Objective :: All of the data should be output character for character, except the pictures.

════════

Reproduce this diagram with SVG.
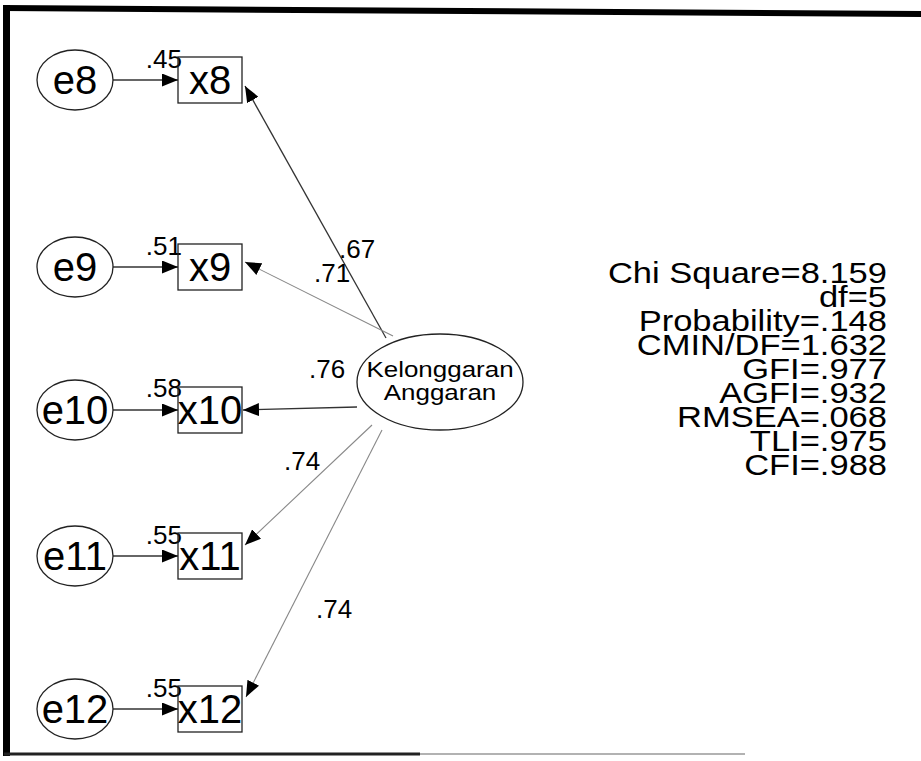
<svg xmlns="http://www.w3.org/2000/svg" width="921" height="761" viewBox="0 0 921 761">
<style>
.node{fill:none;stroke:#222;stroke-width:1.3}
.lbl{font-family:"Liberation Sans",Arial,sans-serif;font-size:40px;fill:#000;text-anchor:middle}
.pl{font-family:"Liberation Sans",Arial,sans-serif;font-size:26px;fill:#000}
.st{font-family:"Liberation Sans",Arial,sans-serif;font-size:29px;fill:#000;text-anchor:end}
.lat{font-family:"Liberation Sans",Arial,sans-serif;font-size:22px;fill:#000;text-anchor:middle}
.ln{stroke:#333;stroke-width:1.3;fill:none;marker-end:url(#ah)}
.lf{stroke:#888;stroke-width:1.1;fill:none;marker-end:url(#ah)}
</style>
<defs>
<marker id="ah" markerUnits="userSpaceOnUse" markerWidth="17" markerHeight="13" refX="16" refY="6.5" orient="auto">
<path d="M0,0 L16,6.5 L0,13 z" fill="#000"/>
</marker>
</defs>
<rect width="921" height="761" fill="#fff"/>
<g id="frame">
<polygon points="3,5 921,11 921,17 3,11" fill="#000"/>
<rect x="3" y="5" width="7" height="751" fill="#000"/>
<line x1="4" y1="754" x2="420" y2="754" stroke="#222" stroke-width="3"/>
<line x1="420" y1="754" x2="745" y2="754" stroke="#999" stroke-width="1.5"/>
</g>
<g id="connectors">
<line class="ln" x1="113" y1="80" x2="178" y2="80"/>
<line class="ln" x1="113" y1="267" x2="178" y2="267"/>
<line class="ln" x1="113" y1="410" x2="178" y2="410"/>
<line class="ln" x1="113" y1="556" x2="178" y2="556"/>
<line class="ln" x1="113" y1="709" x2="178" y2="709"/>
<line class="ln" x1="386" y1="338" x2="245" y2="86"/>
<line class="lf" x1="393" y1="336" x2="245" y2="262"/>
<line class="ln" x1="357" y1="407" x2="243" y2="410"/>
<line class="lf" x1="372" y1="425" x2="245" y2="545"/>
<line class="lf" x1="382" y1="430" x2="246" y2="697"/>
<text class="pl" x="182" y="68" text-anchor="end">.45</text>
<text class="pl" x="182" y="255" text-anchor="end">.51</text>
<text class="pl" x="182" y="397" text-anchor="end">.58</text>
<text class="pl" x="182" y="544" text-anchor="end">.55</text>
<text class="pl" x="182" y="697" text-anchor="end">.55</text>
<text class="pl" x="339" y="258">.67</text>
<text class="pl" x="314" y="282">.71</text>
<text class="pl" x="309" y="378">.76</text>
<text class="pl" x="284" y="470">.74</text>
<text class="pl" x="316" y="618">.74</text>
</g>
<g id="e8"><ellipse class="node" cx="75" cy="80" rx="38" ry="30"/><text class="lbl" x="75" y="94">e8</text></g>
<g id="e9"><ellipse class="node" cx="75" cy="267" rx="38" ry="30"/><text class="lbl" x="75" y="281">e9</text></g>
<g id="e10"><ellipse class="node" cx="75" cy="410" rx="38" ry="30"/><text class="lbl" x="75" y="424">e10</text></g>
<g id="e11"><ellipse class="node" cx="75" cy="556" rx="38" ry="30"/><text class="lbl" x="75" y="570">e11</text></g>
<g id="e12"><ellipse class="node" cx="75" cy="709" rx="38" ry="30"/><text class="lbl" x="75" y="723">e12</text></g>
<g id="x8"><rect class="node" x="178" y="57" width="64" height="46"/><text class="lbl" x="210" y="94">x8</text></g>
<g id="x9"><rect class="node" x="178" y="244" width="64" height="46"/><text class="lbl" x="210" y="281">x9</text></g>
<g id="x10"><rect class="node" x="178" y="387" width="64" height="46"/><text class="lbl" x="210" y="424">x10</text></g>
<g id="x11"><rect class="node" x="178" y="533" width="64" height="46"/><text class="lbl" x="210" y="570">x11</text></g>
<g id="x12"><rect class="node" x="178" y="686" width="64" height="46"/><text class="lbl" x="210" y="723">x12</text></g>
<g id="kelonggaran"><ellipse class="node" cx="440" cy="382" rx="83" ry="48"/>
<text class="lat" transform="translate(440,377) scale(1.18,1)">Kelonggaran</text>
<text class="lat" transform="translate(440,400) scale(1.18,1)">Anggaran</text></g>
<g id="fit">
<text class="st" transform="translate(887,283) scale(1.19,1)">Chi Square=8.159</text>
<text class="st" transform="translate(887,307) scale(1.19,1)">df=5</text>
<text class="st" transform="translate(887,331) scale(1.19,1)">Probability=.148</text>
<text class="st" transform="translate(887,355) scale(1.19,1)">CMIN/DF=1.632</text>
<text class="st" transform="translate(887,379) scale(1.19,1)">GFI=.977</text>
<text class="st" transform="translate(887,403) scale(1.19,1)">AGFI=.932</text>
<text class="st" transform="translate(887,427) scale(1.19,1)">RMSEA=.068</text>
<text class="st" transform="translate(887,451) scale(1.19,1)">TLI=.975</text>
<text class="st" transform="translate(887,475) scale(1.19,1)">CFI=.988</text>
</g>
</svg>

════════

Result below ::
Reproduce this diagram with SVG.
<svg xmlns="http://www.w3.org/2000/svg" width="921" height="761" viewBox="0 0 921 761">
<style>
.node{fill:none;stroke:#222;stroke-width:1.3}
.lbl{font-family:"Liberation Sans",Arial,sans-serif;font-size:40px;fill:#000;text-anchor:middle}
.pl{font-family:"Liberation Sans",Arial,sans-serif;font-size:26px;fill:#000}
.st{font-family:"Liberation Sans",Arial,sans-serif;font-size:29px;fill:#000;text-anchor:end}
.lat{font-family:"Liberation Sans",Arial,sans-serif;font-size:22px;fill:#000;text-anchor:middle}
.ln{stroke:#333;stroke-width:1.3;fill:none;marker-end:url(#ah)}
.lf{stroke:#888;stroke-width:1.1;fill:none;marker-end:url(#ah)}
</style>
<defs>
<marker id="ah" markerUnits="userSpaceOnUse" markerWidth="17" markerHeight="13" refX="16" refY="6.5" orient="auto">
<path d="M0,0 L16,6.5 L0,13 z" fill="#000"/>
</marker>
</defs>
<rect width="921" height="761" fill="#fff"/>
<g id="frame">
<polygon points="3,5 921,11 921,17 3,11" fill="#000"/>
<rect x="3" y="5" width="7" height="751" fill="#000"/>
<line x1="4" y1="754" x2="420" y2="754" stroke="#222" stroke-width="3"/>
<line x1="420" y1="754" x2="745" y2="754" stroke="#999" stroke-width="1.5"/>
</g>
<g id="connectors">
<line class="ln" x1="113" y1="80" x2="178" y2="80"/>
<line class="ln" x1="113" y1="267" x2="178" y2="267"/>
<line class="ln" x1="113" y1="410" x2="178" y2="410"/>
<line class="ln" x1="113" y1="556" x2="178" y2="556"/>
<line class="ln" x1="113" y1="709" x2="178" y2="709"/>
<line class="ln" x1="386" y1="338" x2="245" y2="86"/>
<line class="lf" x1="393" y1="336" x2="245" y2="262"/>
<line class="ln" x1="357" y1="407" x2="243" y2="410"/>
<line class="lf" x1="372" y1="425" x2="245" y2="545"/>
<line class="lf" x1="382" y1="430" x2="246" y2="697"/>
<text class="pl" x="182" y="68" text-anchor="end">.45</text>
<text class="pl" x="182" y="255" text-anchor="end">.51</text>
<text class="pl" x="182" y="397" text-anchor="end">.58</text>
<text class="pl" x="182" y="544" text-anchor="end">.55</text>
<text class="pl" x="182" y="697" text-anchor="end">.55</text>
<text class="pl" x="339" y="258">.67</text>
<text class="pl" x="314" y="282">.71</text>
<text class="pl" x="309" y="378">.76</text>
<text class="pl" x="284" y="470">.74</text>
<text class="pl" x="316" y="618">.74</text>
</g>
<g id="e8"><ellipse class="node" cx="75" cy="80" rx="38" ry="30"/><text class="lbl" x="75" y="94">e8</text></g>
<g id="e9"><ellipse class="node" cx="75" cy="267" rx="38" ry="30"/><text class="lbl" x="75" y="281">e9</text></g>
<g id="e10"><ellipse class="node" cx="75" cy="410" rx="38" ry="30"/><text class="lbl" x="75" y="424">e10</text></g>
<g id="e11"><ellipse class="node" cx="75" cy="556" rx="38" ry="30"/><text class="lbl" x="75" y="570">e11</text></g>
<g id="e12"><ellipse class="node" cx="75" cy="709" rx="38" ry="30"/><text class="lbl" x="75" y="723">e12</text></g>
<g id="x8"><rect class="node" x="178" y="57" width="64" height="46"/><text class="lbl" x="210" y="94">x8</text></g>
<g id="x9"><rect class="node" x="178" y="244" width="64" height="46"/><text class="lbl" x="210" y="281">x9</text></g>
<g id="x10"><rect class="node" x="178" y="387" width="64" height="46"/><text class="lbl" x="210" y="424">x10</text></g>
<g id="x11"><rect class="node" x="178" y="533" width="64" height="46"/><text class="lbl" x="210" y="570">x11</text></g>
<g id="x12"><rect class="node" x="178" y="686" width="64" height="46"/><text class="lbl" x="210" y="723">x12</text></g>
<g id="kelonggaran"><ellipse class="node" cx="440" cy="382" rx="83" ry="48"/>
<text class="lat" transform="translate(440,377) scale(1.18,1)">Kelonggaran</text>
<text class="lat" transform="translate(440,400) scale(1.18,1)">Anggaran</text></g>
<g id="fit">
<text class="st" transform="translate(887,283) scale(1.19,1)">Chi Square=8.159</text>
<text class="st" transform="translate(887,307) scale(1.19,1)">df=5</text>
<text class="st" transform="translate(887,331) scale(1.19,1)">Probability=.148</text>
<text class="st" transform="translate(887,355) scale(1.19,1)">CMIN/DF=1.632</text>
<text class="st" transform="translate(887,379) scale(1.19,1)">GFI=.977</text>
<text class="st" transform="translate(887,403) scale(1.19,1)">AGFI=.932</text>
<text class="st" transform="translate(887,427) scale(1.19,1)">RMSEA=.068</text>
<text class="st" transform="translate(887,451) scale(1.19,1)">TLI=.975</text>
<text class="st" transform="translate(887,475) scale(1.19,1)">CFI=.988</text>
</g>
</svg>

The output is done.